What are some lesser known physical principles used as applications in common appliances or tools?

There are a bunch of these surrounding the linked optical-electrical-magnetic responses of a material, like the Faraday effect. Useful in all sorts of sensors and scientific instruments.

A changing current produces a magnetic field, and a changing magnetic field produces current. This is the basis behind electrical generators and motors, as well as many other devices. A speaker is more or less a membrane with a coil of wire attached to it, with a magnet nearby. When current flows through the wire the resulting magnetic field pushes against the magnet's permanent field, moving the membrane. Do things the other way (i.e. push the membrane, moving the coil through the magnetic field to produce a current) and you have a microphone. Currents moving small magnets also form the basis for many electronic buzzers and switches.

This is on the border of chemistry and physics, but mayonnaise exists because of an amphiphilic molecule (one end attracts water, the other attracts oil) called lecithin in egg yolk. You beat the oil into tiny droplets, which are surrounded by lecithin on their surfaces. The water-attracting bits face outward, and prevent the droplets from joining together into larger pieces. Unless you mix in too much oil for the lecithin to separate, in which case the suspension breaks. There's all kinds of complicated physics underlying food, paints, inks etc. that falls under the label soft condensed matter physics.

LCDs--liquid crystal displays--have, true to their name, a layer filled with a type of material called a liquid crystal. These are either spindle or disk-shaped molecules, which make the material go through a collection of interesting phase transitions even while solid. Imagine a little pixel/block of spindly molecules, all parallel and pointing in some direction along the plane of the screen. By applying perpendicular electric fields to each end we can make the molecules continuously twist 90 degrees as we look from the back surface to the front. This will actually twist light that goes through it. Place two polarizers at each end, and you can now decide whether light gets through the front polarizer or not by applying the twist appropriately. That turns pixels on and off (with varying degrees of brightness with angle) giving you a display.

Glow-in-the-dark toys work based on phosphorescence. Both an electron and a hole (the absence of an electron on an adjacent molecule, leaving a net positive charge in the area) will weakly bind together in a configuration called an exciton. Both the electron and the hole have spin-1/2. These can combine in three ways to yield spin-1 (in which case we say the exciton is in a triplet state), and one way with spin-0 (singlet state). The triplet states don't have any easy way to get rid of their angular momentum, so they're stuck in the high energy state for a long time (more complicated processes being rarer) due essentially only to angular momentum conservation. While the decay of the singlet states will take picoseconds, the decay of the triplet states can take hours: so the substance glows weakly for a long time.

Anti-reflection coatings on lenses work through the principle of interference. The coating, when applied, leads to two partially reflective surfaces on its front and back. If you get the thickness and material speed of light just right you can get the reflections from both of these surfaces to destructively interfere and cancel out.
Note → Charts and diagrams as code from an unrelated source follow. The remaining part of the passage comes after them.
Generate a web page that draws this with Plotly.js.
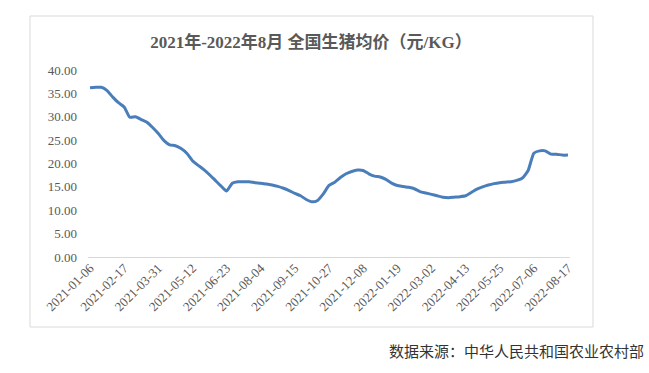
<!DOCTYPE html>
<html>
<head>
<meta charset="utf-8">
<script src="https://cdn.plot.ly/plotly-3.0.1.min.js"></script>
<style>
  html, body { margin: 0; padding: 0; background: #ffffff; }
  #chart { width: 649px; height: 373px; }
</style>
</head>
<body>
<div id="chart"></div>
<script>
// Weekly national average live hog price (yuan/kg), 2021-01-06 .. 2022-08-17
const startDate = '2021-01-06';
const prices = [
  36.2, 36.3, 36.3, 35.6, 34.2, 33.0, 32.1, 29.9, 30.0, 29.4,
  28.8, 27.7, 26.4, 24.9, 24.0, 23.8, 23.2, 22.2, 20.6, 19.6,
  18.7, 17.6, 16.4, 15.2, 14.1, 15.8, 16.1, 16.1, 16.1, 15.9,
  15.8, 15.6, 15.4, 15.1, 14.7, 14.2, 13.6, 13.1, 12.3, 11.8,
  12.1, 13.5, 15.3, 16.0, 17.0, 17.8, 18.3, 18.6, 18.5, 17.8,
  17.3, 17.1, 16.6, 15.8, 15.3, 15.1, 14.9, 14.6, 14.0, 13.7,
  13.4, 13.1, 12.8, 12.7, 12.8, 12.9, 13.1, 13.8, 14.5, 15.0,
  15.4, 15.7, 15.9, 16.0, 16.1, 16.4, 16.9, 18.5, 22.2, 22.7,
  22.7, 22.0, 22.0, 21.8, 21.8
];
const tickDates = [
  '2021-01-06', '2021-02-17', '2021-03-31', '2021-05-12', '2021-06-23',
  '2021-08-04', '2021-09-15', '2021-10-27', '2021-12-08', '2022-01-19',
  '2022-03-02', '2022-04-13', '2022-05-25', '2022-07-06', '2022-08-17'
];
const yTicks = [0, 5, 10, 15, 20, 25, 30, 35, 40];
const titleText = '2021年-2022年8月 全国生猪均价（元/KG）';
const sourceText = '数据来源：中华人民共和国农业农村部';

// weekly dates built from the start date
const dates = prices.map((_, i) => {
  const d = new Date(startDate + 'T00:00:00Z');
  d.setUTCDate(d.getUTCDate() + 7 * i);
  return d.toISOString().slice(0, 10);
});

const serif = 'Liberation Serif';
const cjk = 'Liberation Serif, Noto Sans CJK SC';

const trace = {
  type: 'scatter',
  mode: 'lines',
  x: dates,
  y: prices,
  line: { color: '#4a7ebb', width: 3, shape: 'spline', smoothing: 0.5 },
  hoverinfo: 'skip'
};

const layout = {
  width: 649,
  height: 373,
  margin: { l: 88, r: 79, t: 70, b: 116 },
  paper_bgcolor: '#ffffff',
  plot_bgcolor: '#ffffff',
  showlegend: false,
  font: { family: serif },
  title: {
    text: '<b>' + titleText + '</b>',
    font: { family: cjk, size: 17, color: '#595959' },
    xref: 'container', x: 311 / 649, xanchor: 'center',
    yref: 'container', y: 1 - 42 / 373, yanchor: 'middle'
  },
  xaxis: {
    type: 'date',
    range: ['2021-01-03 12:00', '2022-08-19 12:00'],
    tickmode: 'array',
    tickvals: tickDates,
    ticktext: tickDates,
    tickangle: -45,
    showgrid: false,
    zeroline: false,
    showline: false,
    ticks: '',
    tickfont: { family: serif, size: 13, color: '#595959' }
  },
  yaxis: {
    range: [0, 40],
    tickmode: 'array',
    tickvals: yTicks,
    ticktext: yTicks.map(v => v.toFixed(2)),
    showgrid: false,
    zeroline: true,
    zerolinecolor: '#d9d9d9',
    zerolinewidth: 1,
    showline: false,
    ticks: '',
    ticklabelstandoff: 10,
    tickfont: { family: serif, size: 13, color: '#595959' }
  },
  shapes: [{
    type: 'rect',
    xref: 'paper', yref: 'paper',
    x0: (30 - 88) / 482, x1: (593 - 88) / 482,
    y0: (257 - 327) / 187, y1: (257 - 16) / 187,
    line: { color: '#d9d9d9', width: 1 },
    fillcolor: 'rgba(0,0,0,0)',
    layer: 'below'
  }],
  annotations: [{
    text: sourceText,
    xref: 'paper', yref: 'paper',
    x: (646 - 88) / 482, y: (257 - 350) / 187,
    xanchor: 'right', yanchor: 'middle',
    showarrow: false,
    font: { family: 'Noto Sans CJK SC', size: 15, color: '#333333' }
  }]
};

Plotly.newPlot('chart', [trace], layout, { displayModeBar: false, staticPlot: true });
</script>
</body>
</html>
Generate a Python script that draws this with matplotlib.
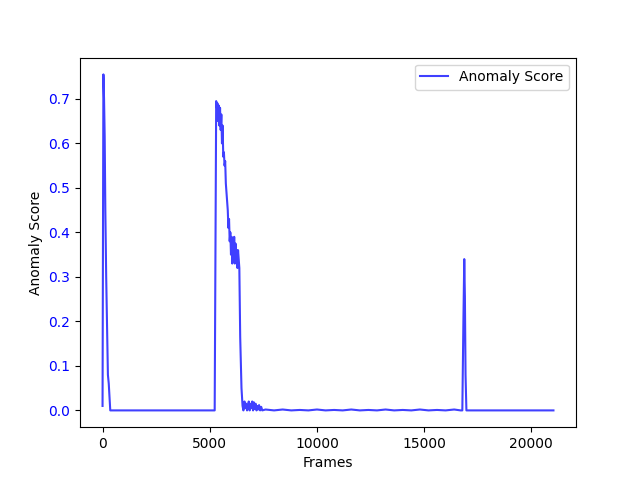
import matplotlib
matplotlib.use('Agg')
import matplotlib.pyplot as plt

# first spike at the start
spike1_frames = [0, 40, 70, 100, 130, 170, 210, 250, 290, 360]
spike1_scores = [0.01, 0.755, 0.70, 0.615, 0.45, 0.30, 0.19, 0.08, 0.06, 0.0]

# large hump around frame 5300-6500
hump_frames = [5230, 5300, 5330, 5360, 5390, 5420, 5450, 5480, 5510, 5540,
               5570, 5600, 5630, 5660, 5690, 5720, 5750, 5780, 5810, 5840,
               5870, 5900, 5930, 5960, 5990, 6020, 6050, 6080, 6110, 6140,
               6170, 6200, 6230, 6260, 6290, 6320, 6350, 6380, 6420, 6480,
               6530, 6570]
hump_scores = [0.0, 0.695, 0.68, 0.69, 0.65, 0.685, 0.64, 0.68, 0.63, 0.665,
               0.60, 0.64, 0.57, 0.58, 0.55, 0.56, 0.51, 0.49, 0.47, 0.45,
               0.41, 0.43, 0.38, 0.40, 0.35, 0.39, 0.33, 0.37, 0.345, 0.39,
               0.33, 0.375, 0.34, 0.36, 0.32, 0.36, 0.34, 0.32, 0.165, 0.05,
               0.01, 0.0]

# small wiggles after the hump
tail_frames = [6620, 6660, 6700, 6740, 6780, 6820, 6860, 6900, 6940, 6980,
               7020, 7060, 7100, 7140, 7180, 7220, 7260, 7300, 7350, 7400, 7450]
tail_scores = [0.02, 0.005, 0.015, 0.0, 0.01, 0.02, 0.0, 0.015, 0.005, 0.02,
               0.0, 0.018, 0.003, 0.015, 0.0, 0.01, 0.002, 0.012, 0.0, 0.008, 0.0]

# near-zero noise
noise_frames = [7600, 8000, 8400, 8800, 9200, 9600, 10000, 10400, 10800, 11200,
                11600, 12000, 12400, 12800, 13200, 13600, 14000, 14400, 14800,
                15200, 15600, 16000, 16400, 16700]
noise_scores = [0.002, 0.0, 0.002, 0.0, 0.001, 0.0, 0.002, 0.0, 0.001, 0.0,
                0.002, 0.0, 0.001, 0.0, 0.002, 0.0, 0.001, 0.0, 0.002,
                0.0, 0.001, 0.0, 0.002, 0.0]

# second spike
spike2_frames = [16780, 16830, 16870, 16900, 16930, 16970, 21030]
spike2_scores = [0.0, 0.20, 0.34, 0.255, 0.08, 0.0, 0.0]

frames = spike1_frames + hump_frames + tail_frames + noise_frames + spike2_frames
scores = spike1_scores + hump_scores + tail_scores + noise_scores + spike2_scores

fig, ax = plt.subplots(figsize=(6.4, 4.8), dpi=100)
ax.plot(frames, scores, color='blue', alpha=0.75, label='Anomaly Score')
ax.set_xlabel('Frames')
ax.set_ylabel('Anomaly Score')
ax.tick_params(axis='y', labelcolor='blue')
ax.legend(loc='upper right')

plt.savefig('out.png')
There's the piezoelectric effect. Flexing some crystals will produce a small current, and vice-versa. The applications list is pretty long.

Stud finders measure the changing dielectric constant inside the wall, which changes the capacitance between multiple sensor plates.

The ideal gas law says that PV=nRT (pressure times volume is proportional to temperature). By manipulating the pressure of a gas cycling through different portions of a winding pipe, the gas can be made hot on one side and cool on the other. Blow a fan over the cold end to distribute the cold air inside a box and you have a refrigerator. (set things up slightly differently and you have a heat engine). In practice you want to work with liquid as well, since the evaporation/condensation process takes up a lot of energy as well, which helps with heat extraction.

SQUIDs use the quantization properties of superconductors to measure very sensitive magnetic fields. Superconductors are also necessary to run things like MRI machines, because they also have zero electrical resistance: the high currents needed to make the strong magnetic fields would melt the machine otherwise.

Antimatter is used for medical imaging in positron emission tomography. You ingest a modified sugar molecule that undergoes radioactive decay to produce a positron (an anti-electron). This then annihilates with an electron nearby in the body, releasing gamma rays travelling in opposite directions. By measuring for tightly spaced signals of oppositely travelling gamma rays, an algorithm can infer where the annihilation took place. and measure the distribution of the compound in the body.